Goal
Pictures in the data below are not part of the copy; transcribe everything else exactly.

○ ○ ○ ○ ○

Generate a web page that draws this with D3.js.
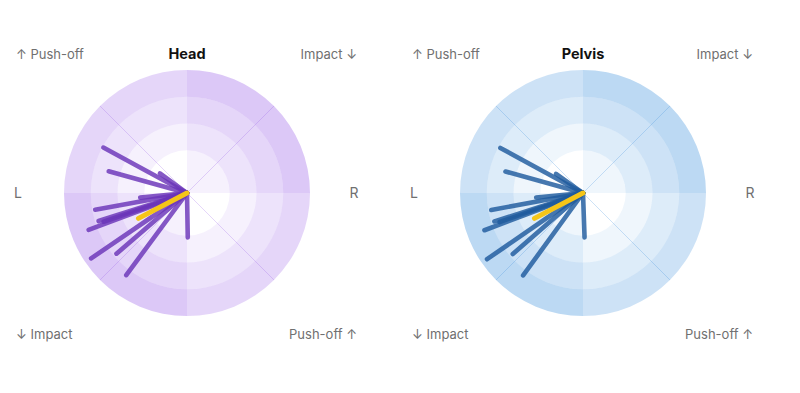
<!DOCTYPE html>
<html>
<head>
<meta charset="utf-8">
<script src="https://cdn.jsdelivr.net/npm/d3@7"></script>
<style>
  html, body { margin: 0; padding: 0; background: #fff; }
  svg { display: block; font-family: Inter, "Noto Sans", sans-serif; }
</style>
</head>
<body>
<svg id="chart" width="800" height="393"></svg>
<script>
// ---- data ----
const panels = ["Head", "Pelvis"];
const baseColors = ["#965ae6", "#378cdc"];
const strideColors = ["#6a35b8", "#1f5a9e"];
const meanColor = "#f5c518";
// stride directions (degrees clockwise from "up") and magnitudes (ring units 0-4)
const headAngles = [298.5, 285.5, 305.8, 259.7, 264.4, 252.4, 251.0, 249.5, 235.7, 229.3, 216.5, 179];
const headValues = [2.96, 2.44, 0.65, 2.89, 1.16, 2.87, 2.70, 3.33, 3.74, 2.88, 3.22, 1.06];
const pelvisAngles = [298.6, 285.5, 305.4, 259.5, 264.6, 252.2, 250.8, 249.3, 235.4, 229, 216, 178];
const pelvisValues = [2.92, 2.41, 0.64, 2.89, 1.16, 2.88, 2.70, 3.34, 3.76, 2.88, 3.21, 1.06];
const meanAngles = [242.4, 242.4];
const meanValues = [1.45, 1.45];
const quadrants = [0, 1, 2, 3];
const diagonals = [45, 135, 225, 315];
const cornerLabels = ["↑ Push-off", "Impact ↓", "↓ Impact", "Push-off ↑"];
const sideLabels = ["L", "R"];

const svg = d3.select("#chart");
const xPos = d3.scalePoint().domain(panels).range([187, 583]);
const cy = 193;
const r = d3.scaleLinear().domain([0, 4]).range([16, 123]);
const rad = d => d * Math.PI / 180;
const arc = d3.arc();

const panelData = [
  { angles: headAngles, values: headValues },
  { angles: pelvisAngles, values: pelvisValues }
];

panels.forEach((name, i) => {
  const cx = xPos(name);
  const g = svg.append("g").attr("transform", `translate(${cx},${cy})`);
  const base = baseColors[i];

  // ring sectors
  const cells = [];
  quadrants.forEach(q => {
    for (let k = 0; k < 4; k++) {
      cells.push({
        q, k,
        inner: k === 0 ? 0 : r(k),
        outer: r(k + 1),
        level: k + (q % 2 === 0 ? 1 : 0)
      });
    }
  });
  g.selectAll("path.cell").data(cells).join("path")
    .attr("class", "cell")
    .attr("d", d => arc({ innerRadius: d.inner, outerRadius: d.outer, startAngle: rad(d.q * 90), endAngle: rad(d.q * 90 + 90) }))
    .attr("fill", base)
    .attr("fill-opacity", d => d.level / 12)
    .attr("stroke", "none");

  // diagonal lines
  g.selectAll("line.diag").data(diagonals).join("line")
    .attr("class", "diag")
    .attr("x1", 0).attr("y1", 0)
    .attr("x2", d => r(4) * Math.sin(rad(d)))
    .attr("y2", d => -r(4) * Math.cos(rad(d)))
    .attr("stroke", base)
    .attr("stroke-opacity", 0.25)
    .attr("stroke-width", 1);

  // stride lines
  const pd = panelData[i];
  const strides = pd.angles.map((a, j) => ({ a, v: pd.values[j] }));
  g.selectAll("line.stride").data(strides).join("line")
    .attr("class", "stride")
    .attr("x1", 0).attr("y1", 0)
    .attr("x2", d => r(d.v) * Math.sin(rad(d.a)))
    .attr("y2", d => -r(d.v) * Math.cos(rad(d.a)))
    .attr("stroke", strideColors[i])
    .attr("stroke-opacity", 0.82)
    .attr("stroke-width", 4.6)
    .attr("stroke-linecap", "round");

  // mean line
  g.append("line")
    .attr("x1", 0).attr("y1", 0)
    .attr("x2", r(meanValues[i]) * Math.sin(rad(meanAngles[i])))
    .attr("y2", -r(meanValues[i]) * Math.cos(rad(meanAngles[i])))
    .attr("stroke", meanColor)
    .attr("stroke-width", 5)
    .attr("stroke-linecap", "round");

  // title
  svg.append("text")
    .attr("x", cx).attr("y", 59)
    .attr("text-anchor", "middle")
    .attr("font-size", 14.5).attr("font-weight", 700)
    .attr("fill", "#111")
    .text(name);

  // corner labels
  const corners = [
    { t: cornerLabels[0], x: cx - 171, y: 59, anchor: "start" },
    { t: cornerLabels[1], x: cx + 170, y: 59, anchor: "end" },
    { t: cornerLabels[2], x: cx - 171, y: 339, anchor: "start" },
    { t: cornerLabels[3], x: cx + 170, y: 339, anchor: "end" }
  ];
  svg.selectAll(null).data(corners).join("text")
    .attr("x", d => d.x).attr("y", d => d.y)
    .attr("text-anchor", d => d.anchor)
    .attr("font-size", 13).attr("fill", "#707070")
    .text(d => d.t);

  svg.selectAll(null).data(sideLabels).join("text")
    .attr("x", (d, j) => j === 0 ? cx - 169 : cx + 167)
    .attr("y", cy + 5)
    .attr("text-anchor", "middle")
    .attr("font-size", 14).attr("fill", "#707070")
    .text(d => d);
});
</script>
</body>
</html>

○ ○ ○ ○ ○

Final answer
Generate a web page that draws this with D3.js.
<!DOCTYPE html>
<html>
<head>
<meta charset="utf-8">
<script src="https://cdn.jsdelivr.net/npm/d3@7"></script>
<style>
  html, body { margin: 0; padding: 0; background: #fff; }
  svg { display: block; font-family: Inter, "Noto Sans", sans-serif; }
</style>
</head>
<body>
<svg id="chart" width="800" height="393"></svg>
<script>
// ---- data ----
const panels = ["Head", "Pelvis"];
const baseColors = ["#965ae6", "#378cdc"];
const strideColors = ["#6a35b8", "#1f5a9e"];
const meanColor = "#f5c518";
// stride directions (degrees clockwise from "up") and magnitudes (ring units 0-4)
const headAngles = [298.5, 285.5, 305.8, 259.7, 264.4, 252.4, 251.0, 249.5, 235.7, 229.3, 216.5, 179];
const headValues = [2.96, 2.44, 0.65, 2.89, 1.16, 2.87, 2.70, 3.33, 3.74, 2.88, 3.22, 1.06];
const pelvisAngles = [298.6, 285.5, 305.4, 259.5, 264.6, 252.2, 250.8, 249.3, 235.4, 229, 216, 178];
const pelvisValues = [2.92, 2.41, 0.64, 2.89, 1.16, 2.88, 2.70, 3.34, 3.76, 2.88, 3.21, 1.06];
const meanAngles = [242.4, 242.4];
const meanValues = [1.45, 1.45];
const quadrants = [0, 1, 2, 3];
const diagonals = [45, 135, 225, 315];
const cornerLabels = ["↑ Push-off", "Impact ↓", "↓ Impact", "Push-off ↑"];
const sideLabels = ["L", "R"];

const svg = d3.select("#chart");
const xPos = d3.scalePoint().domain(panels).range([187, 583]);
const cy = 193;
const r = d3.scaleLinear().domain([0, 4]).range([16, 123]);
const rad = d => d * Math.PI / 180;
const arc = d3.arc();

const panelData = [
  { angles: headAngles, values: headValues },
  { angles: pelvisAngles, values: pelvisValues }
];

panels.forEach((name, i) => {
  const cx = xPos(name);
  const g = svg.append("g").attr("transform", `translate(${cx},${cy})`);
  const base = baseColors[i];

  // ring sectors
  const cells = [];
  quadrants.forEach(q => {
    for (let k = 0; k < 4; k++) {
      cells.push({
        q, k,
        inner: k === 0 ? 0 : r(k),
        outer: r(k + 1),
        level: k + (q % 2 === 0 ? 1 : 0)
      });
    }
  });
  g.selectAll("path.cell").data(cells).join("path")
    .attr("class", "cell")
    .attr("d", d => arc({ innerRadius: d.inner, outerRadius: d.outer, startAngle: rad(d.q * 90), endAngle: rad(d.q * 90 + 90) }))
    .attr("fill", base)
    .attr("fill-opacity", d => d.level / 12)
    .attr("stroke", "none");

  // diagonal lines
  g.selectAll("line.diag").data(diagonals).join("line")
    .attr("class", "diag")
    .attr("x1", 0).attr("y1", 0)
    .attr("x2", d => r(4) * Math.sin(rad(d)))
    .attr("y2", d => -r(4) * Math.cos(rad(d)))
    .attr("stroke", base)
    .attr("stroke-opacity", 0.25)
    .attr("stroke-width", 1);

  // stride lines
  const pd = panelData[i];
  const strides = pd.angles.map((a, j) => ({ a, v: pd.values[j] }));
  g.selectAll("line.stride").data(strides).join("line")
    .attr("class", "stride")
    .attr("x1", 0).attr("y1", 0)
    .attr("x2", d => r(d.v) * Math.sin(rad(d.a)))
    .attr("y2", d => -r(d.v) * Math.cos(rad(d.a)))
    .attr("stroke", strideColors[i])
    .attr("stroke-opacity", 0.82)
    .attr("stroke-width", 4.6)
    .attr("stroke-linecap", "round");

  // mean line
  g.append("line")
    .attr("x1", 0).attr("y1", 0)
    .attr("x2", r(meanValues[i]) * Math.sin(rad(meanAngles[i])))
    .attr("y2", -r(meanValues[i]) * Math.cos(rad(meanAngles[i])))
    .attr("stroke", meanColor)
    .attr("stroke-width", 5)
    .attr("stroke-linecap", "round");

  // title
  svg.append("text")
    .attr("x", cx).attr("y", 59)
    .attr("text-anchor", "middle")
    .attr("font-size", 14.5).attr("font-weight", 700)
    .attr("fill", "#111")
    .text(name);

  // corner labels
  const corners = [
    { t: cornerLabels[0], x: cx - 171, y: 59, anchor: "start" },
    { t: cornerLabels[1], x: cx + 170, y: 59, anchor: "end" },
    { t: cornerLabels[2], x: cx - 171, y: 339, anchor: "start" },
    { t: cornerLabels[3], x: cx + 170, y: 339, anchor: "end" }
  ];
  svg.selectAll(null).data(corners).join("text")
    .attr("x", d => d.x).attr("y", d => d.y)
    .attr("text-anchor", d => d.anchor)
    .attr("font-size", 13).attr("fill", "#707070")
    .text(d => d.t);

  svg.selectAll(null).data(sideLabels).join("text")
    .attr("x", (d, j) => j === 0 ? cx - 169 : cx + 167)
    .attr("y", cy + 5)
    .attr("text-anchor", "middle")
    .attr("font-size", 14).attr("fill", "#707070")
    .text(d => d);
});
</script>
</body>
</html>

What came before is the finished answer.